Task requirements: Leaving the pictures out, print the lines from the first line of the listing through the line containing "(positive = up).", exactly as they read, and no others.

Recorded data:
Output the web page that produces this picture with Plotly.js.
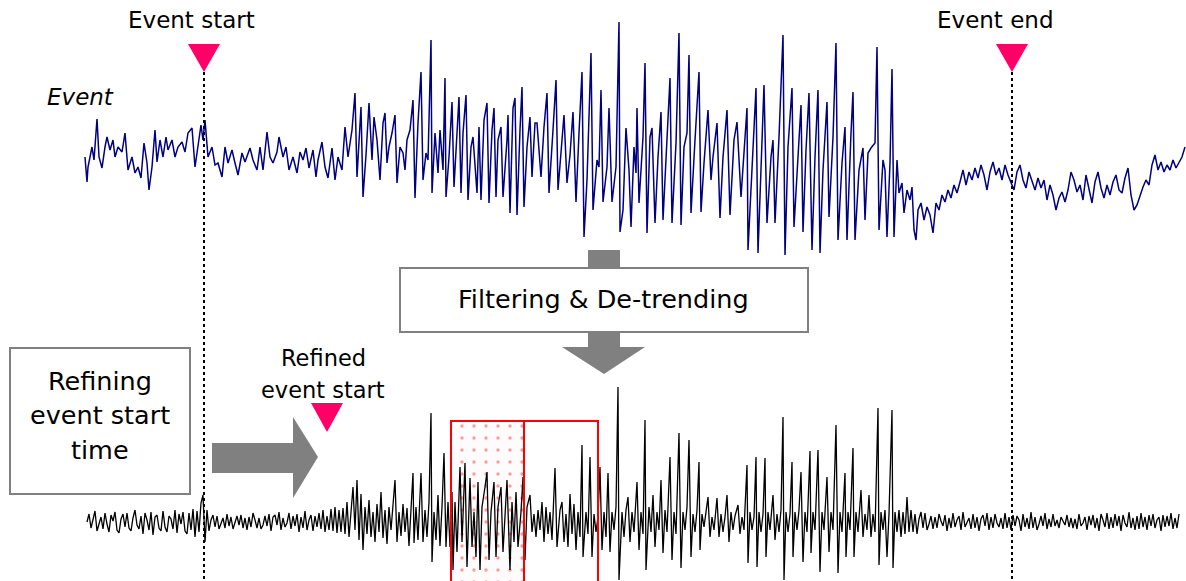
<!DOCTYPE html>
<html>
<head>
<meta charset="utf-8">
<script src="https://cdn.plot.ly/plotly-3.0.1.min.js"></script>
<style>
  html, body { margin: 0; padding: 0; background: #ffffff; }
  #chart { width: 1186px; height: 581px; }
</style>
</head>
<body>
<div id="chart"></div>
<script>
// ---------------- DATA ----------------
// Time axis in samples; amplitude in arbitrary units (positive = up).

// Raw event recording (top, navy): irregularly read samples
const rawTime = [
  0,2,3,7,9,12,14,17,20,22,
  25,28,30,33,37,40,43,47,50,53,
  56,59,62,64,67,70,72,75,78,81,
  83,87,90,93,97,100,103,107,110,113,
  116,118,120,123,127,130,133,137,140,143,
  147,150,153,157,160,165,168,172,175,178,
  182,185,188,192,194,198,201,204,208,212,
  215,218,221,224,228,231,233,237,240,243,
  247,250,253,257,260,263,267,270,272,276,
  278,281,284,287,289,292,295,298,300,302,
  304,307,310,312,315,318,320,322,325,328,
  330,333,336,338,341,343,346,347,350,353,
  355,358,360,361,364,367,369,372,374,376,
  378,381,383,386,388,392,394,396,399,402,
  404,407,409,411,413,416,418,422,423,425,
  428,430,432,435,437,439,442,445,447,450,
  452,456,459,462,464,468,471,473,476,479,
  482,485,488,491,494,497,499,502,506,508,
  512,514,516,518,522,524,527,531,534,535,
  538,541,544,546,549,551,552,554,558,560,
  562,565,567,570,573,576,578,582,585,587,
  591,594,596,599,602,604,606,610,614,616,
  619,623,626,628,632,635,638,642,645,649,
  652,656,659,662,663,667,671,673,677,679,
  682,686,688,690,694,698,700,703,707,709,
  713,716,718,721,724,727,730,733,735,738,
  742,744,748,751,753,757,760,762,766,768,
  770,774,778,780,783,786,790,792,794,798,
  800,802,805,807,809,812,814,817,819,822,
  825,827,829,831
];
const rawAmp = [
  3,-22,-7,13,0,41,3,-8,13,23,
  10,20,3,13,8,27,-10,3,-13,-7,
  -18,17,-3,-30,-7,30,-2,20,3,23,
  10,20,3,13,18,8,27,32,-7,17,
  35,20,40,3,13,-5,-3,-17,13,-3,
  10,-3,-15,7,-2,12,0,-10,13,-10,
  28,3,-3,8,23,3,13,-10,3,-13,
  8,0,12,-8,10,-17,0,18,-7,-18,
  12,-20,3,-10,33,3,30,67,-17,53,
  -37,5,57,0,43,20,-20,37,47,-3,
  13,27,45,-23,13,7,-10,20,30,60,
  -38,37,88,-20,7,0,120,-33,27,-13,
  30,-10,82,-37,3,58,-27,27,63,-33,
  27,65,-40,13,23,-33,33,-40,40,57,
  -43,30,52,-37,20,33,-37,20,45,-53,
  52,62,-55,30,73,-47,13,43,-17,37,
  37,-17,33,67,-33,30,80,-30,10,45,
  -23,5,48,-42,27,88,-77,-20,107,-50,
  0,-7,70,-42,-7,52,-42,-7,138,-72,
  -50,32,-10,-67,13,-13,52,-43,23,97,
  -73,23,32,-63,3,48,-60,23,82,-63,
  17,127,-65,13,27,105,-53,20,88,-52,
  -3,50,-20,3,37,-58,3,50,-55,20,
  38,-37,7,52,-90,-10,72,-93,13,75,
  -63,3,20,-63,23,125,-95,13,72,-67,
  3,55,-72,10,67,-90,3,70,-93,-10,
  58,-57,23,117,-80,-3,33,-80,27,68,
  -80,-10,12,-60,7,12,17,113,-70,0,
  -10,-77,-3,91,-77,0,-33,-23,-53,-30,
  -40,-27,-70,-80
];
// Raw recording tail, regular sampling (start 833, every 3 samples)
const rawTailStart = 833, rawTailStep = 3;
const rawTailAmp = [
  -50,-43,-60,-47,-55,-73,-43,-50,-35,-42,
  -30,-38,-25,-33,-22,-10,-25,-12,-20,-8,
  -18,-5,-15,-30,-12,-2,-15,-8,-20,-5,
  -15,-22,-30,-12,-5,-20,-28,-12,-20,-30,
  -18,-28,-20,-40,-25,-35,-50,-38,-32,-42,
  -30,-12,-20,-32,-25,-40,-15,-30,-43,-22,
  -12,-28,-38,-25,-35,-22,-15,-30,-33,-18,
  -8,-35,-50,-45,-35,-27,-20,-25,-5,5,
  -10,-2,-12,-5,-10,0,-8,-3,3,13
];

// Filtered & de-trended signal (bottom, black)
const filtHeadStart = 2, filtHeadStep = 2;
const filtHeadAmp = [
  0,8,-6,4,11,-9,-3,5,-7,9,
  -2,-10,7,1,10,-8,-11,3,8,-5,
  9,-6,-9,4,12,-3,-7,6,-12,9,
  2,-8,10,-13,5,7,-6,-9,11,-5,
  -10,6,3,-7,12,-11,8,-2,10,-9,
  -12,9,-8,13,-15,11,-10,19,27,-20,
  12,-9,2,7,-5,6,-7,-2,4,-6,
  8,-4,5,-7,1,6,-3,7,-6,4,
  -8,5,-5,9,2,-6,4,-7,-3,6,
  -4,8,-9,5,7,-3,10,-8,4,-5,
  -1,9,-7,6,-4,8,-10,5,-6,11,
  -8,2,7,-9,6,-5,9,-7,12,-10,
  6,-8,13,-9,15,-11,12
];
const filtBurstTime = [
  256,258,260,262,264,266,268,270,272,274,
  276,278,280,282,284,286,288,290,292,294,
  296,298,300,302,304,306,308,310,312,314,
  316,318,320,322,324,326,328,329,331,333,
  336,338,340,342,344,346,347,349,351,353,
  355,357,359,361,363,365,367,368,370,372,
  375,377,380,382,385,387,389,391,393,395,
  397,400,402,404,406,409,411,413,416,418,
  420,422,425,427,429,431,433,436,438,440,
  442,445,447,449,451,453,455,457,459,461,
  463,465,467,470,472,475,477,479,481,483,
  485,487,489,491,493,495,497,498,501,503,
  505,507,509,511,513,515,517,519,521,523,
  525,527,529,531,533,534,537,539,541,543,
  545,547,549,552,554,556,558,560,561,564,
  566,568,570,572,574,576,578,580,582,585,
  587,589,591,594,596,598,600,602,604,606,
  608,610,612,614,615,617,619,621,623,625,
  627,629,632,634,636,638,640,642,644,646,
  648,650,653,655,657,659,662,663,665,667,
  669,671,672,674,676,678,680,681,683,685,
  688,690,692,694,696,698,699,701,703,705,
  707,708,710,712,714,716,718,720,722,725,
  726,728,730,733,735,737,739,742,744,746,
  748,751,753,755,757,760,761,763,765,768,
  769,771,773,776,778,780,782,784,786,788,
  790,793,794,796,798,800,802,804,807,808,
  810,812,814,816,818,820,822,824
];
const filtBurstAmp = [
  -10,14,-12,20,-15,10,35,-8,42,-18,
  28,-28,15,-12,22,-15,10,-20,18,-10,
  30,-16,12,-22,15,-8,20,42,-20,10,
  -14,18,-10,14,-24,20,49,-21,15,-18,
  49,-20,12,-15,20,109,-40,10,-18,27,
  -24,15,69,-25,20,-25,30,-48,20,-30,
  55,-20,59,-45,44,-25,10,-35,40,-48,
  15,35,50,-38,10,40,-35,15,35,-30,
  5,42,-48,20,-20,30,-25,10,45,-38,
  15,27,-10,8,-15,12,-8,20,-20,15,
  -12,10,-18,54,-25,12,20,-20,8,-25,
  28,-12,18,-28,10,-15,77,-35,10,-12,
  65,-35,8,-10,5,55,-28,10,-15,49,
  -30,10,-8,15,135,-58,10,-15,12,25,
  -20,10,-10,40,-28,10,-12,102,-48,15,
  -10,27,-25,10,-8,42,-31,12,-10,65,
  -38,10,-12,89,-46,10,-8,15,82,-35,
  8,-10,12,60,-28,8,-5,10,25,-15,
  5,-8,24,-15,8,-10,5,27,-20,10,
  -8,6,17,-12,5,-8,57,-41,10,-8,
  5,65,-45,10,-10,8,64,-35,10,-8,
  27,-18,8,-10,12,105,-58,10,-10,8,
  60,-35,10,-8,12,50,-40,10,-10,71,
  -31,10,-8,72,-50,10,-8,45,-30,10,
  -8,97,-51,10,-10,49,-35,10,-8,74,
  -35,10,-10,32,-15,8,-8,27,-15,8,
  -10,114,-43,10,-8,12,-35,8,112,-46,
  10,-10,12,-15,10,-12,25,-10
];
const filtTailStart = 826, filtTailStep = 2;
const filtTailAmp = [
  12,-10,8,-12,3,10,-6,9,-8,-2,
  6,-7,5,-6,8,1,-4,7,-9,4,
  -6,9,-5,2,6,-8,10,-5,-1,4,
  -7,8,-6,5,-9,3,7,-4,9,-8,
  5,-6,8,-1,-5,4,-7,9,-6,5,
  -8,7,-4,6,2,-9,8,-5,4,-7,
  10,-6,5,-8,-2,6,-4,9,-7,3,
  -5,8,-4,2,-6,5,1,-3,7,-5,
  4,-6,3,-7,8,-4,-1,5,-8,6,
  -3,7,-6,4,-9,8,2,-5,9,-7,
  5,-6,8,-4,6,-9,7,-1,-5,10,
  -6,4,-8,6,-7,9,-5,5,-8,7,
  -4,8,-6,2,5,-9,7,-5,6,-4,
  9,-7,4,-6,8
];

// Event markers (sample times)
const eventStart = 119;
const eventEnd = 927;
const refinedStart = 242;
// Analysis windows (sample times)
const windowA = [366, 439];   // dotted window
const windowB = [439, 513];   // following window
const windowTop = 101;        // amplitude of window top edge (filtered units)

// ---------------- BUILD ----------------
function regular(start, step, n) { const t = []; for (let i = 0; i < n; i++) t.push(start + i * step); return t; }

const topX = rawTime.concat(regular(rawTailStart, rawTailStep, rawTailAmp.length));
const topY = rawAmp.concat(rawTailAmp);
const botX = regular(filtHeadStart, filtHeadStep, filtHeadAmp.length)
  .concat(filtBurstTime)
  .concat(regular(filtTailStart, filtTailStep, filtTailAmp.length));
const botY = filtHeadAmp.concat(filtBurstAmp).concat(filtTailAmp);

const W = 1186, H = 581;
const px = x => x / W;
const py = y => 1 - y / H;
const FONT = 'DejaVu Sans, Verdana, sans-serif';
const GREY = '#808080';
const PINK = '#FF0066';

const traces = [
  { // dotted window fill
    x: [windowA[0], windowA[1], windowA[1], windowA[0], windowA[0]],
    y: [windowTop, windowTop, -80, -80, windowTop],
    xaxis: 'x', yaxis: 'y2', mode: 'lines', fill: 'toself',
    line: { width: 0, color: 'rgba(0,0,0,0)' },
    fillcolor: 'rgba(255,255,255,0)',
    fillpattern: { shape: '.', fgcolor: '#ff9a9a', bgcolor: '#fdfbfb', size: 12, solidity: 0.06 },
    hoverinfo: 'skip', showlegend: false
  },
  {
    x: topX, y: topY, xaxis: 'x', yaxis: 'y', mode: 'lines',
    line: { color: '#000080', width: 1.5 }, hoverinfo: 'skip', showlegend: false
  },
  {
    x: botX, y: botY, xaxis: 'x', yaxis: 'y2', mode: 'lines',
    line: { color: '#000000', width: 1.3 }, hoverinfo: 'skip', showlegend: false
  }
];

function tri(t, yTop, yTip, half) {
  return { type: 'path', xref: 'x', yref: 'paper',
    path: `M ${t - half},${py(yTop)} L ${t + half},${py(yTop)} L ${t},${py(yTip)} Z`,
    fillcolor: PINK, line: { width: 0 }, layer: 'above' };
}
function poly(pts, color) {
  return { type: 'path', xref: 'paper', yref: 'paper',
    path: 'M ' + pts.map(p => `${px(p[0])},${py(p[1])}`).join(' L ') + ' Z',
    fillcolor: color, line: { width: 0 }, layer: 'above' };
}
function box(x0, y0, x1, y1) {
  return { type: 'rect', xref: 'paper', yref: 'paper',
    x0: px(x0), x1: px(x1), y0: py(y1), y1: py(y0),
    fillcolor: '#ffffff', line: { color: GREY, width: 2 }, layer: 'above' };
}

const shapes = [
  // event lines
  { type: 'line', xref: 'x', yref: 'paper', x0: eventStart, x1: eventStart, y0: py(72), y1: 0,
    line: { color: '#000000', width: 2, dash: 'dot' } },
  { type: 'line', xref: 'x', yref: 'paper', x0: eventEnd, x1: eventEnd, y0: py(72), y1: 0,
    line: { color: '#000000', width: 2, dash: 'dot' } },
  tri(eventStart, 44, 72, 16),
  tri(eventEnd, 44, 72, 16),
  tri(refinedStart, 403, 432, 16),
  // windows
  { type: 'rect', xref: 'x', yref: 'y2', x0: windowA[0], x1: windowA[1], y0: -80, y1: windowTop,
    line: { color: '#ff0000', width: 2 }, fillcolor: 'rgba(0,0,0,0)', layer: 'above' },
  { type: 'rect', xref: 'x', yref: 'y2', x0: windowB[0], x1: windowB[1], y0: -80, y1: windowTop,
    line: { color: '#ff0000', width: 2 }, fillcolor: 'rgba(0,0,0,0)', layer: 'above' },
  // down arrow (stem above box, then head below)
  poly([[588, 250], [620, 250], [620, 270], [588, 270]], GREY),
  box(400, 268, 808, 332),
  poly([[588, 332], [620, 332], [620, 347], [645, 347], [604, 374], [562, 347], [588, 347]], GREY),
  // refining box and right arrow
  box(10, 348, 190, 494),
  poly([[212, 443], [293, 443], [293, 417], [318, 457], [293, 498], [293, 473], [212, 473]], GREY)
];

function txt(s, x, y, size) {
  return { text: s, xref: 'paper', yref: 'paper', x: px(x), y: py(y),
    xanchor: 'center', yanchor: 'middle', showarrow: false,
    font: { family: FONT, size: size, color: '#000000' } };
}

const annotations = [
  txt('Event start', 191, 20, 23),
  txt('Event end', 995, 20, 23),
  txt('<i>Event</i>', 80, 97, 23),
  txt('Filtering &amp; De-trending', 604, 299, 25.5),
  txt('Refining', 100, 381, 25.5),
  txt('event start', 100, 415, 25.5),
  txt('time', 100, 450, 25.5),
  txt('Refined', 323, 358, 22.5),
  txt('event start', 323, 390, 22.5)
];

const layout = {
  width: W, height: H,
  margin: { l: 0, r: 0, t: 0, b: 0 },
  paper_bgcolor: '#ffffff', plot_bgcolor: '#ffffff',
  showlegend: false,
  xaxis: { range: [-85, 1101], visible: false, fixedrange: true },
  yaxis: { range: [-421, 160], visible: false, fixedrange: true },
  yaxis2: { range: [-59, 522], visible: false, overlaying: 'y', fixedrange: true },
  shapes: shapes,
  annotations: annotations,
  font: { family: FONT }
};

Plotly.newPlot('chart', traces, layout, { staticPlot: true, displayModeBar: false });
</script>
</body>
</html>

Task solution:
Output the web page that produces this picture with Plotly.js.
<!DOCTYPE html>
<html>
<head>
<meta charset="utf-8">
<script src="https://cdn.plot.ly/plotly-3.0.1.min.js"></script>
<style>
  html, body { margin: 0; padding: 0; background: #ffffff; }
  #chart { width: 1186px; height: 581px; }
</style>
</head>
<body>
<div id="chart"></div>
<script>
// ---------------- DATA ----------------
// Time axis in samples; amplitude in arbitrary units (positive = up).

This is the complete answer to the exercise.